A SECRET report has revealed a raft of concerns about council decision-making in York and about information being withheld from the public.

The "democratic governance" audit of City of York Council identifies a number of weaknesses.

Councillors discussed the issue last week but officials did not publish the original report, written in December.

Its findings mirror complaints from opposition parties and the public in recent months, about council transparency and accountability.

>> Read the report here 

The audit gives the council a rating of "moderate assurance", the third of five categories. Specific concerns are ranked into three levels, and although York council had none in the most serious level, there were four each at levels two and three. Level two is classed as "significant system weakness" and level three "merits attention by management."

York-based governance expert Gwen Swinburn, who obtained the report, said: "I thought democracy and transparency were poor at the council, but we have hit yet another low.

"This time the first detailed democratic governance audit was intentionally withheld from councillors and citizens by the very officer responsible for democracy. The audit, highlighting multiple system weaknesses was not even given to councillors. Instead a rose-tinted response from the monitoring officer was slipped through, last item on audit committee - just appalling."

Ian Floyd, council director of customer and business support services, said it was usual for audit reports to be summarised to the audit committee rather than provided in full.

He said: "At a previous audit committee, where the summary of the report was included in a Veritau monitoring report, the committee asked for a report on progress against the recommendations. An update was taken to the audit committee and the full report sent to the committee following the meeting upon request. All Veritau reports are followed up by Veritau and they track progress of recommendations."

Veritau, the auditors, challenged the manner in which "key" decisions are made. Key decisions are those having a "significant impact" on communities or involving £500,000 or more of public money, or ten per cent of a particular department budget.

Such decisions must be made at cabinet level unless delegated in urgent cases. But the auditors said: "Conversations with officers throughout the council revealed there was misunderstanding regarding who could and couldn't make key decisions and under what circumstances, if any, they could be made by individual cabinet members or officers."

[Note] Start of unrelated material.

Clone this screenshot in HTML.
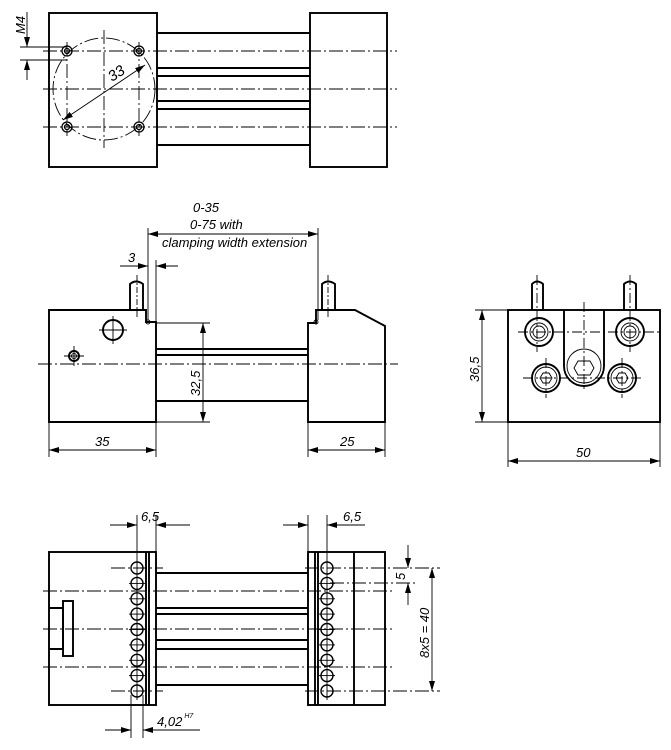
<!DOCTYPE html>
<html><head><meta charset="utf-8"><style>html,body{margin:0;padding:0;background:#fff}svg{display:block}text{font-family:"Liberation Sans",sans-serif;font-style:italic;font-size:13px;fill:#000}</style></head><body>
<svg width="671" height="750" viewBox="0 0 671 750" xmlns="http://www.w3.org/2000/svg">
<defs><marker id="a" viewBox="0 0 10 6" refX="10" refY="3" markerWidth="10" markerHeight="6" orient="auto-start-reverse" markerUnits="userSpaceOnUse"><path d="M0,0L10,3L0,6z" fill="#000"/></marker></defs>
<g fill="none" stroke="#000">
<!-- TOP VIEW -->
<g stroke-width="1.9">
<rect x="49" y="13" width="108" height="154"/>
<rect x="310" y="13" width="77" height="154"/>
<line x1="157" y1="33" x2="310" y2="33"/><line x1="157" y1="145" x2="310" y2="145"/>
<line x1="157" y1="68" x2="310" y2="68"/><line x1="157" y1="76" x2="310" y2="76"/>
<line x1="157" y1="101" x2="310" y2="101"/><line x1="157" y1="109" x2="310" y2="109"/>
</g>
<g stroke-width="0.9" stroke-dasharray="14,3,2,3">
<line x1="43" y1="51" x2="397" y2="51"/><line x1="43" y1="89" x2="397" y2="89"/><line x1="43" y1="127" x2="397" y2="127"/>
<line x1="104" y1="30" x2="104" y2="148"/><line x1="67" y1="42" x2="67" y2="136"/><line x1="139" y1="42" x2="139" y2="136"/>
<circle cx="104" cy="89" r="51"/>
</g>
<g stroke-width="1.3"><circle cx="67" cy="51" r="5"/><circle cx="139" cy="51" r="5"/><circle cx="67" cy="127" r="5"/><circle cx="139" cy="127" r="5"/>
<circle cx="67" cy="51" r="2.5"/><circle cx="139" cy="51" r="2.5"/><circle cx="67" cy="127" r="2.5"/><circle cx="139" cy="127" r="2.5"/></g>
<g stroke-width="0.9">
<line x1="63" y1="120" x2="145" y2="65" marker-start="url(#a)" marker-end="url(#a)"/>
<line x1="20" y1="47" x2="67" y2="47"/><line x1="20" y1="60" x2="67" y2="60"/>
<line x1="27" y1="12" x2="27" y2="47" marker-end="url(#a)"/><line x1="27" y1="80" x2="27" y2="60" marker-end="url(#a)"/>
</g>
<!-- MIDDLE VIEW -->
<g stroke-width="1.9">
<path d="M49,310H146V322H156V422H49Z"/>
<path d="M308,323H316V310H355L385,326V422H308Z"/>
<line x1="156" y1="349" x2="308" y2="349"/><line x1="156" y1="355" x2="308" y2="355"/><line x1="156" y1="401" x2="308" y2="401"/>
<path d="M130,310V284Q136,279 143,284V310"/><path d="M322,310V284Q328,279 335,284V310"/>
<circle cx="113" cy="330" r="10"/><circle cx="74" cy="356" r="5"/>
</g>
<g stroke-width="0.9">
<circle cx="74" cy="356" r="2.5"/><circle cx="148" cy="322" r="2"/><circle cx="316" cy="322" r="2"/>
<line x1="99" y1="330" x2="127" y2="330"/><line x1="113" y1="316" x2="113" y2="344"/>
<line x1="64" y1="356" x2="84" y2="356"/><line x1="74" y1="346" x2="74" y2="366"/>
<line x1="137" y1="275" x2="137" y2="317" stroke-dasharray="6,2,2,2"/><line x1="328" y1="275" x2="328" y2="317" stroke-dasharray="6,2,2,2"/>
<line x1="38" y1="364" x2="398" y2="364" stroke-dasharray="14,3,2,3"/>
<line x1="156" y1="260" x2="156" y2="322"/><line x1="148" y1="228" x2="148" y2="320"/><line x1="318" y1="228" x2="318" y2="320"/>
<line x1="148" y1="234" x2="318" y2="234" marker-start="url(#a)" marker-end="url(#a)"/>
<line x1="120" y1="266" x2="148" y2="266" marker-end="url(#a)"/><line x1="178" y1="266" x2="156" y2="266" marker-end="url(#a)"/>
<line x1="156" y1="323" x2="210" y2="323"/><line x1="156" y1="422" x2="210" y2="422"/>
<line x1="203" y1="323" x2="203" y2="422" marker-start="url(#a)" marker-end="url(#a)"/>
<line x1="49" y1="422" x2="49" y2="457"/><line x1="156" y1="422" x2="156" y2="457"/><line x1="308" y1="422" x2="308" y2="457"/><line x1="385" y1="422" x2="385" y2="457"/>
<line x1="49" y1="450" x2="156" y2="450" marker-start="url(#a)" marker-end="url(#a)"/>
<line x1="308" y1="450" x2="385" y2="450" marker-start="url(#a)" marker-end="url(#a)"/>
</g>
<!-- RIGHT VIEW -->
<g stroke-width="1.9">
<rect x="508" y="310" width="152" height="112"/>
<path d="M532,310V284Q537,279 543,284V310"/><path d="M624,310V284Q630,279 636,284V310"/>
<path d="M564,310V366A20,20 0 0 0 604,366V310"/>
<circle cx="539" cy="332" r="14"/><circle cx="630" cy="332" r="14"/>
<circle cx="546" cy="378" r="14"/><circle cx="622" cy="378" r="14"/>
</g>
<g stroke-width="0.9">
<circle cx="539" cy="332" r="6"/><circle cx="630" cy="332" r="6"/><circle cx="539" cy="332" r="9"/><circle cx="630" cy="332" r="9"/>
<circle cx="546" cy="378" r="11"/><circle cx="622" cy="378" r="11"/><circle cx="584" cy="366" r="17"/>
<path d="M574,368l4,-7h12l4,7l-4,7h-12z"/>
<path d="M540,378l3,-5h6l3,5l-3,5h-6z"/><path d="M616,378l3,-5h6l3,5l-3,5h-6z"/>
<g stroke-dasharray="10,3,2,3"><line x1="518" y1="332" x2="662" y2="332"/><line x1="523" y1="378" x2="643" y2="378"/>
<line x1="584" y1="302" x2="584" y2="392"/><line x1="537" y1="275" x2="537" y2="352"/><line x1="630" y1="275" x2="630" y2="352"/>
<line x1="546" y1="358" x2="546" y2="398"/><line x1="622" y1="358" x2="622" y2="398"/></g>
<line x1="475" y1="310" x2="508" y2="310"/><line x1="475" y1="422" x2="508" y2="422"/>
<line x1="482" y1="310" x2="482" y2="422" marker-start="url(#a)" marker-end="url(#a)"/>
<line x1="508" y1="422" x2="508" y2="467"/><line x1="660" y1="422" x2="660" y2="467"/>
<line x1="508" y1="461" x2="660" y2="461" marker-start="url(#a)" marker-end="url(#a)"/>
</g>
<!-- BOTTOM VIEW -->
<g stroke-width="1.9">
<rect x="49" y="552" width="107" height="153"/><rect x="308" y="552" width="77" height="153"/>
<line x1="146" y1="552" x2="146" y2="705"/><line x1="149" y1="552" x2="149" y2="705"/>
<line x1="315" y1="552" x2="315" y2="705"/><line x1="318" y1="552" x2="318" y2="705"/>
<line x1="354" y1="552" x2="354" y2="705"/>
<line x1="156" y1="573" x2="308" y2="573"/><line x1="156" y1="608" x2="308" y2="608"/><line x1="156" y1="614" x2="308" y2="614"/>
<line x1="156" y1="640" x2="308" y2="640"/><line x1="156" y1="649" x2="308" y2="649"/><line x1="156" y1="685" x2="308" y2="685"/>
<path d="M49,608H63V649H49"/><rect x="63" y="601" width="10" height="55"/>
</g>
<g stroke-width="1.4">
<circle cx="137" cy="568" r="6"/><circle cx="137" cy="583.4" r="6"/><circle cx="137" cy="598.8" r="6"/><circle cx="137" cy="614.1" r="6"/><circle cx="137" cy="629.5" r="6"/><circle cx="137" cy="644.9" r="6"/><circle cx="137" cy="660.3" r="6"/><circle cx="137" cy="675.6" r="6"/><circle cx="137" cy="691" r="6"/>
<circle cx="327" cy="568" r="6"/><circle cx="327" cy="583.4" r="6"/><circle cx="327" cy="598.8" r="6"/><circle cx="327" cy="614.1" r="6"/><circle cx="327" cy="629.5" r="6"/><circle cx="327" cy="644.9" r="6"/><circle cx="327" cy="660.3" r="6"/><circle cx="327" cy="675.6" r="6"/><circle cx="327" cy="691" r="6"/>
</g>
<g stroke-width="0.9">
<line x1="137" y1="515" x2="137" y2="700"/><line x1="327" y1="515" x2="327" y2="700"/>
<line x1="129" y1="583.4" x2="145" y2="583.4"/><line x1="129" y1="598.8" x2="145" y2="598.8"/><line x1="129" y1="614.1" x2="145" y2="614.1"/><line x1="129" y1="629.5" x2="145" y2="629.5"/><line x1="129" y1="644.9" x2="145" y2="644.9"/><line x1="129" y1="660.3" x2="145" y2="660.3"/><line x1="129" y1="675.6" x2="145" y2="675.6"/>
<line x1="319" y1="583.4" x2="335" y2="583.4"/><line x1="319" y1="598.8" x2="335" y2="598.8"/><line x1="319" y1="614.1" x2="335" y2="614.1"/><line x1="319" y1="629.5" x2="335" y2="629.5"/><line x1="319" y1="644.9" x2="335" y2="644.9"/><line x1="319" y1="660.3" x2="335" y2="660.3"/><line x1="319" y1="675.6" x2="335" y2="675.6"/>
<g stroke-dasharray="14,3,2,3">
<line x1="111" y1="568" x2="163" y2="568"/><line x1="111" y1="691" x2="163" y2="691"/>
<line x1="305" y1="568" x2="440" y2="568"/><line x1="305" y1="691" x2="440" y2="691"/><line x1="330" y1="583" x2="418" y2="583"/>
<line x1="43" y1="591" x2="395" y2="591"/><line x1="43" y1="629" x2="395" y2="629"/><line x1="43" y1="667" x2="395" y2="667"/>
</g>
<line x1="156" y1="515" x2="156" y2="552"/><line x1="308" y1="515" x2="308" y2="552"/>
<line x1="110" y1="525" x2="137" y2="525" marker-end="url(#a)"/><line x1="190" y1="525" x2="156" y2="525" marker-end="url(#a)"/>
<line x1="283" y1="525" x2="308" y2="525" marker-end="url(#a)"/><line x1="365" y1="525" x2="327" y2="525" marker-end="url(#a)"/>
<line x1="131" y1="695" x2="131" y2="738"/><line x1="143" y1="695" x2="143" y2="738"/>
<line x1="105" y1="730" x2="131" y2="730" marker-end="url(#a)"/><line x1="200" y1="730" x2="143" y2="730" marker-end="url(#a)"/>
<line x1="408" y1="545" x2="408" y2="568" marker-end="url(#a)"/><line x1="408" y1="605" x2="408" y2="583" marker-end="url(#a)"/>
<line x1="432" y1="568" x2="432" y2="691" marker-start="url(#a)" marker-end="url(#a)"/>
</g>
</g>
<!-- TEXT -->
<text transform="translate(25,34) rotate(-90)">M4</text>
<text transform="translate(112,82) rotate(-33)" style="font-size:15px">33</text>
<text x="193" y="212">0-35</text>
<text x="190" y="229">0-75 with</text>
<text x="162" y="247">clamping width extension</text>
<text x="128" y="262">3</text>
<text transform="translate(200,396) rotate(-90)">32,5</text>
<text x="95" y="446">35</text>
<text x="340" y="446">25</text>
<text transform="translate(479,382) rotate(-90)">36,5</text>
<text x="576" y="457">50</text>
<text x="141" y="521">6,5</text>
<text x="343" y="521">6,5</text>
<text transform="translate(405,580) rotate(-90)">5</text>
<text transform="translate(429,658) rotate(-90)">8x5 = 40</text>
<text x="157" y="726">4,02<tspan dx="2" dy="-8" style="font-size:7px">H7</tspan></text>
</svg>
</body></html>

They said some decisions by officers or individual cabinet members had been recorded as key decisions, despite not going through cabinet.

The auditors also said there was a lack of clarity about whether decisions would be made in public or private, a controversial issue at the council in recent years, and said the lack of clarity made it difficult for the public to know how and when they could have their say. The auditors also said there was inconsistent or insufficient information published about officer decisions and raised concerns about out-of-date information on the council website, papers for some meetings not being available, the way information was presented online and the council's limited use of technology and social media to inform and engage with the public.

Overall, the auditors said the council had "sufficient controls" and satisfactory arrangements for managing risks but said there were a number of weaknesses.

In a written report to last week's meeting, legal and governance assistant director Andy Docherty officers said work had been done to address the concerns.

York Conservative councillor Paul Doughty said: "It would appear that there has been little, if any action from the council's 'Secret Towers'."

He said the inconsistent understanding around key decisions should be revisited in light of the current controversy around the use of £700-a-day interim directors at the council. He added: "As Veritau is also 50 per cent owned by the council, I'd like to know who will monitor them to avoid a conflict of interest?"

Liberal Democrat Nigel Ayre said: “The Audit Report confirms many of our criticisms about how the council is run. The report raises concerns over how decisions are taken and worryingly says that out-of-date and misleading information has been supplied to residents.

"The report makes clear that the council could and should do more to engage the public in decision making. It is this culture change that I think is needed most. We need to move away from Labour taking decisions behind-closed-doors and actually put residents at the heart of the democratic process.”

Committee chair Ruth Potter said the report would help improve how the council works. She said: “Naturally it was disappointing to see some of the initial report’s findings in December, but I’m pleased with the progress that has been made since then." She said progress would continue being monitored.